Traditionally, I've gone with Death Note, but I'm pretty sure Psycho-Pass is my top, particularly for American audiences. It introduces them to some of the hefty topics anime deals with, high on excitement, stylish, and isn't "cartoonish" in character. There are times when Death Note can feel a little ridiculous, and Psycho-Pass fixes that problem. Plus, it's just a damn good show even for people that have watched a lot of anime. If you just want to zonk out and watch cool scenes with excitement and mystery, you're set. If you want to mull it over a bit and think about it, you're set. Steins;Gate might be another pretty good one, but I've heard other viewers say that it took them a bit of time to get into it (I was hooked from the start, so I wouldn't know). I could see Fate/Zero being pretty good, and depending on the viewer (there are some people that wouldn't like the above), I might also recommend Spice and Wolf, Baccano, Planetes, Oregairu, Garden of Words, Kids on the Slope, Wolf Children and MAYBE Clannad.

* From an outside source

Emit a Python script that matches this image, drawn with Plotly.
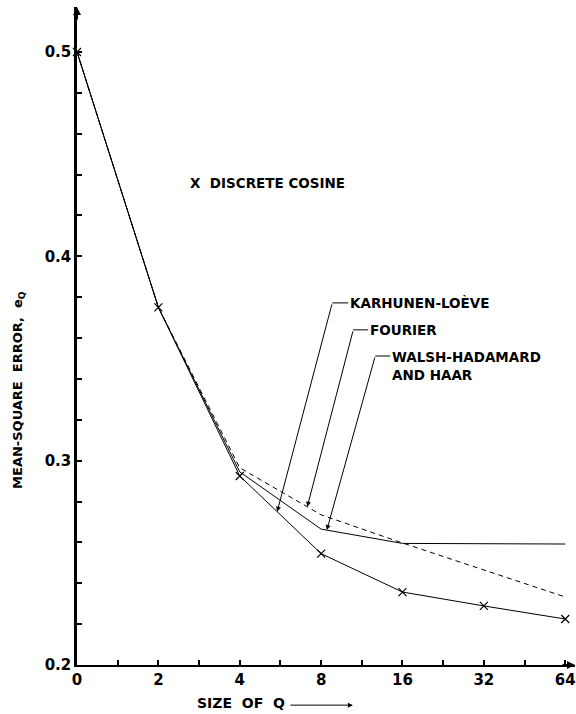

If none of those fit, then they probably aren't the type to get into anime anyway -- people generally do what they like to do, and anime is certainly not the undisputed champion of awesome hobbies. I enjoy most shows that come out, but nonetheless, I enjoy doing other things a lot more. I find, particularly these days, that I'm only watching the best of the shows, and dropping a lot of good ones because there's simply better things to do with my time. There are some awesome things out there, and for a lot of people, reading, fishing, studying, hanging out with friends, starting a business, inventing something cool, competitive napping, or anything else, might be a better use of their time. There are a significant portion of people that will have better things to do than watch anime (I'm not disparaging anime here. I love this shit, which is why I watch it -- it remains one of the best things I can do with my time). Leave them be.


I'm sorry, I dropped Fate zero 8 episodes in, too much dialogue that isn't interesting at all and it just wasn't compelling at all.